From the inside, you pretty much need to get the drywall off to remediate for the poor building code standards of the last 50 years. You might be able to drill holes and spray, but this is tricky work. Polyurethane foam will do the trick because it air seals while insulating. It lasts forever and it performs at R5.3 per inch, as opposed to batts. Batts are rated R3.5 per inch in theory, but don’t even actually perform at that level when not properly air sealed, and also degrade over time.

5. Air Sealing

“Sealing the envelope” is the other way to reduce your heating bill by up to 25%. Hiring professionals is a good plan here, but you can do it yourself. You’ll be upgrading weather-stripping, sealing cracks, adding proper flues to open fireplaces, and such.

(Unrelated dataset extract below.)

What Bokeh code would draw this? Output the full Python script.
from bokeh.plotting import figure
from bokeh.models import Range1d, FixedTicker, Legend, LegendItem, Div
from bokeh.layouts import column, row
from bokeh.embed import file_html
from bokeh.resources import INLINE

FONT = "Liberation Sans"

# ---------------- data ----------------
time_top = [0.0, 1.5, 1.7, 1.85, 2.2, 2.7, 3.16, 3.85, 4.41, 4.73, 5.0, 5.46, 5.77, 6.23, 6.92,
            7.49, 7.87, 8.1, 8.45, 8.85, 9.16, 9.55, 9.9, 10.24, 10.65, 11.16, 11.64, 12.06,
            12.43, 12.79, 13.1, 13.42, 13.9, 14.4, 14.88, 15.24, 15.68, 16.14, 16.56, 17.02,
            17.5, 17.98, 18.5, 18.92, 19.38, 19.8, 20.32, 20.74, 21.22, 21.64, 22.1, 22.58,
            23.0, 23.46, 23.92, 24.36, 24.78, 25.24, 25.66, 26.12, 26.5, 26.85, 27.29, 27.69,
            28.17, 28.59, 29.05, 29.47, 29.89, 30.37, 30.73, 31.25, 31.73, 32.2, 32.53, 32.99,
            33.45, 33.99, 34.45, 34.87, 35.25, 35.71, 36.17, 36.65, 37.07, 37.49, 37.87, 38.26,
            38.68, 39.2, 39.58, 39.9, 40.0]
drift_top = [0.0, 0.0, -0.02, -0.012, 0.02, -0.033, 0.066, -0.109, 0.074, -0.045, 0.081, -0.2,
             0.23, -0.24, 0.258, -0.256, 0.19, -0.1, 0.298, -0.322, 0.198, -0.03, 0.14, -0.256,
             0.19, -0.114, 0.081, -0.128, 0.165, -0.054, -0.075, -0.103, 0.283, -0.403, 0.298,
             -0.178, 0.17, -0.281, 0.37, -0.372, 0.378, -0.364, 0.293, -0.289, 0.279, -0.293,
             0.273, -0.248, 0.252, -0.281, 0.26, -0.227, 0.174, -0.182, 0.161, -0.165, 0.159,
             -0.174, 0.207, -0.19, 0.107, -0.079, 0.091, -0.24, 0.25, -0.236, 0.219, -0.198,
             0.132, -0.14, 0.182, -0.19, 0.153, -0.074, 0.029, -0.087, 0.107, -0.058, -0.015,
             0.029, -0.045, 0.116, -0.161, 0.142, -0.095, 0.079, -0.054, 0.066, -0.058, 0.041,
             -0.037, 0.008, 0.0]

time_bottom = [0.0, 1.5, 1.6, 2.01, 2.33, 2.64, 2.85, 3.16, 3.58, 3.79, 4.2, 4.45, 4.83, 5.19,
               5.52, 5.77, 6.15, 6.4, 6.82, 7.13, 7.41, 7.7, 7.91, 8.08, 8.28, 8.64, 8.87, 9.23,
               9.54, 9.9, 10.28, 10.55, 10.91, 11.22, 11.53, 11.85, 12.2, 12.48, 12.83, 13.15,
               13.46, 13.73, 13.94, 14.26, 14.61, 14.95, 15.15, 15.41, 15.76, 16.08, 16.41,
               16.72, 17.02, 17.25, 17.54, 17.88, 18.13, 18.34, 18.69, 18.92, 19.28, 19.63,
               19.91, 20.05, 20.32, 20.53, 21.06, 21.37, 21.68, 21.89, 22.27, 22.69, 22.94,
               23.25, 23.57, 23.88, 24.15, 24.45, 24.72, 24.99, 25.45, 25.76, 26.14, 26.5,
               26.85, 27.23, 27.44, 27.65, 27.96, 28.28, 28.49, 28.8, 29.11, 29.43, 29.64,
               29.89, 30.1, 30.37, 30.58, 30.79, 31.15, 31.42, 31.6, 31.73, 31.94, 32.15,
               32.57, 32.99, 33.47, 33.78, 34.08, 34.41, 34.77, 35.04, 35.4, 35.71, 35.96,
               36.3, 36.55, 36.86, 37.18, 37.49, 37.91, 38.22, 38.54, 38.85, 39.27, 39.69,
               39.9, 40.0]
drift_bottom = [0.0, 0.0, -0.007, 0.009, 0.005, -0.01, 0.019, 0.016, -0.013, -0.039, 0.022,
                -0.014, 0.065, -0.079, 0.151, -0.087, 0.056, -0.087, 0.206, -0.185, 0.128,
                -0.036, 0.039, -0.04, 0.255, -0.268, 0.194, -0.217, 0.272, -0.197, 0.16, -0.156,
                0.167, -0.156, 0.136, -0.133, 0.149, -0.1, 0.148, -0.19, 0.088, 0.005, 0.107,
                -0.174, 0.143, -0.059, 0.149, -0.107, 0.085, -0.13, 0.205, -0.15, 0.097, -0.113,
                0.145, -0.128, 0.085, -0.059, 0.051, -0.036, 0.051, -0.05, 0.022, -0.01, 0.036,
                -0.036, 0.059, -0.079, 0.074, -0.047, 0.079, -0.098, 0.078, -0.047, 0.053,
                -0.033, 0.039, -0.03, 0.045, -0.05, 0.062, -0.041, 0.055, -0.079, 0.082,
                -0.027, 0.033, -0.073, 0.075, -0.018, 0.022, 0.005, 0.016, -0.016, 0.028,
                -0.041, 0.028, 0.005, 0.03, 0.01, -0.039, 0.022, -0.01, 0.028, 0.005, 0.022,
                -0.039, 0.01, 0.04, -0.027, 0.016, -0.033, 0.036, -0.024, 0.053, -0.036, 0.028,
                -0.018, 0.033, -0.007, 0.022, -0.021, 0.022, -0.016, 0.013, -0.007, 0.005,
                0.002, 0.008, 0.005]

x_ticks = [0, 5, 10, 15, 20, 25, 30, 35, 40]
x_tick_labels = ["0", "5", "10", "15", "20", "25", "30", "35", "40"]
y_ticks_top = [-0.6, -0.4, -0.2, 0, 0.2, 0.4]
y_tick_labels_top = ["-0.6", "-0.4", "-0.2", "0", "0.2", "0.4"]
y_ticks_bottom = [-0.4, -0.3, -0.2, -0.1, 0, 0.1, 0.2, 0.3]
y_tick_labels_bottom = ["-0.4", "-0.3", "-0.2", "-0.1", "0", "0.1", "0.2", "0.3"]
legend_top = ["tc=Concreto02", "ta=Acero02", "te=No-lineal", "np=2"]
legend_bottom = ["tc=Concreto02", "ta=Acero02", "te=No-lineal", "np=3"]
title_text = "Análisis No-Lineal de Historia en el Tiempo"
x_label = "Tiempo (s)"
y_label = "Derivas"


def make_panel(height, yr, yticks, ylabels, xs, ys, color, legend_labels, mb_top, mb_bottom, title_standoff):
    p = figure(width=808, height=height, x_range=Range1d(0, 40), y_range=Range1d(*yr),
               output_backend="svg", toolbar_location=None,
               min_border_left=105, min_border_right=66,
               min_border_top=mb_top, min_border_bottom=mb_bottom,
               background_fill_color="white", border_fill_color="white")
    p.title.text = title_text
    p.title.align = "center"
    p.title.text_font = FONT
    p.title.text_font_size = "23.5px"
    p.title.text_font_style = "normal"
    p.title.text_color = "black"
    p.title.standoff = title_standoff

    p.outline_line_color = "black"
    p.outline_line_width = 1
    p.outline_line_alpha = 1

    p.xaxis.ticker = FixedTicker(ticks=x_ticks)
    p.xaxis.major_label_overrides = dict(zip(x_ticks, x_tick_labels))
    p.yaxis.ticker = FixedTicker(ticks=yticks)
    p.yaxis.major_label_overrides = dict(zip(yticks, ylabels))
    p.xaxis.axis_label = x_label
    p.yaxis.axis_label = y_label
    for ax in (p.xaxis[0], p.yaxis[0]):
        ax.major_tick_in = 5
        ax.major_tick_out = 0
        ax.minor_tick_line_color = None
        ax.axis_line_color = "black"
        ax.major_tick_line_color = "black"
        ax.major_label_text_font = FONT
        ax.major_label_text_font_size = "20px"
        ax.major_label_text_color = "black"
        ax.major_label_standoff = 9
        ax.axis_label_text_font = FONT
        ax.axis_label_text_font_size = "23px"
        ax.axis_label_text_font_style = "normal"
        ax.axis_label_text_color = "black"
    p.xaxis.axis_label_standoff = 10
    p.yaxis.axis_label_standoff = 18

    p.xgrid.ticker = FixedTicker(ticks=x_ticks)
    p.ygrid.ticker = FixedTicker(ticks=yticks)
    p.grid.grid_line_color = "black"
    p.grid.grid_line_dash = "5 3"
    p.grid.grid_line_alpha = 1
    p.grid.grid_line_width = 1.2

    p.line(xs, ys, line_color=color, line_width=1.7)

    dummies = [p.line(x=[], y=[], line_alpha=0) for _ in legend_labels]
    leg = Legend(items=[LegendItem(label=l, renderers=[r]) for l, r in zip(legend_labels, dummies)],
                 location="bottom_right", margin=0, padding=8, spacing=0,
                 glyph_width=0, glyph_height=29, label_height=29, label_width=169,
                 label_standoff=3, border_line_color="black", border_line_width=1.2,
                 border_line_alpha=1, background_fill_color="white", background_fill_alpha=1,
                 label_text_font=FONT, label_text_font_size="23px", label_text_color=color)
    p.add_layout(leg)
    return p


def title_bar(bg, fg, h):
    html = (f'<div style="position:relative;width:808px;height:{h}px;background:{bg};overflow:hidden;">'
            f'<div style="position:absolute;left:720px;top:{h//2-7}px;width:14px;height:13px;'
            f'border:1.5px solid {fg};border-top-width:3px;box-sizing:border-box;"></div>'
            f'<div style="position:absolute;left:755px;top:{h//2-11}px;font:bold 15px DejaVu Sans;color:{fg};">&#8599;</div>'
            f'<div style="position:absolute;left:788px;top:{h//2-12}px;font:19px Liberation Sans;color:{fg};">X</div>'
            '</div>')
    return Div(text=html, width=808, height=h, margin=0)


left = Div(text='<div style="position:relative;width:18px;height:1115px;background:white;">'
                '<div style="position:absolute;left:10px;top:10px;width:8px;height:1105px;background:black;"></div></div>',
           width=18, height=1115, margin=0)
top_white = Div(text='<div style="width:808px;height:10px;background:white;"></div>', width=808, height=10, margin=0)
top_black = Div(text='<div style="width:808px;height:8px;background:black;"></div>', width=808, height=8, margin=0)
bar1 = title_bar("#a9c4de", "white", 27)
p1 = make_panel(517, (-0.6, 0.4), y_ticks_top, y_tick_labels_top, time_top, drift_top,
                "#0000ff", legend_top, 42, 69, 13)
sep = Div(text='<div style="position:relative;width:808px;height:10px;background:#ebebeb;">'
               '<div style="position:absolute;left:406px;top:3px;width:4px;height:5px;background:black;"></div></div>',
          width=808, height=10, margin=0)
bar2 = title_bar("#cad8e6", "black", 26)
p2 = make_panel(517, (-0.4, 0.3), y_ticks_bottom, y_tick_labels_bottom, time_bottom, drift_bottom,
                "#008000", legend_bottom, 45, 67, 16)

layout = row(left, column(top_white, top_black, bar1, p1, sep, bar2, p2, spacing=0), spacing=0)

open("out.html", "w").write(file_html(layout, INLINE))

Even putting plastic over leaky windows on the inside can save you significant money on your heating bill. All of these retrofits, from insulation to air sealing, increase your comfort too.

6. Plan your financing

Eliminating your heating bill is a great investment, but you might ask, how do I pay for all this?
Think of it this way. Right now, your heating bill is a “payment” you must make, say $100 a month, on average. That payment though, is going to last forever, and it is going to go up, and up, and up. It will double in your lifetime.

Alternatively, you can switch that endless, pointless “heating bill payment” for a short term, productive “loan payment”.

Generally, the cost of insulating is too high to pull out of your paycheque, so don’t even try. Arrange a loan, for which the payment will be lower than your current heating bill. Hire a Net Zero designer, who can calculate exactly what you will need to do to either cut your heating bill in half, or get rid of your heating bill completely.

Once you get the work done, your house will be much more comfortable. You will re-coup 75% of your investment on day one, by increasing your property value. You can cash that value in when you sell the house, or even when you renegotiate your mortgage.

In the mean time, you have simply swapped a payment that never ends, for one with a five or ten year term. Once that term is over, and the loan is paid, then you will have no heating bill forever! No payment at all!

Consider it a retirement savings plan that you can feel better about every year. As the heating bills of your neighbours climb and climb, you can sit back with and feel “insulated” from the high cost of energy in the future.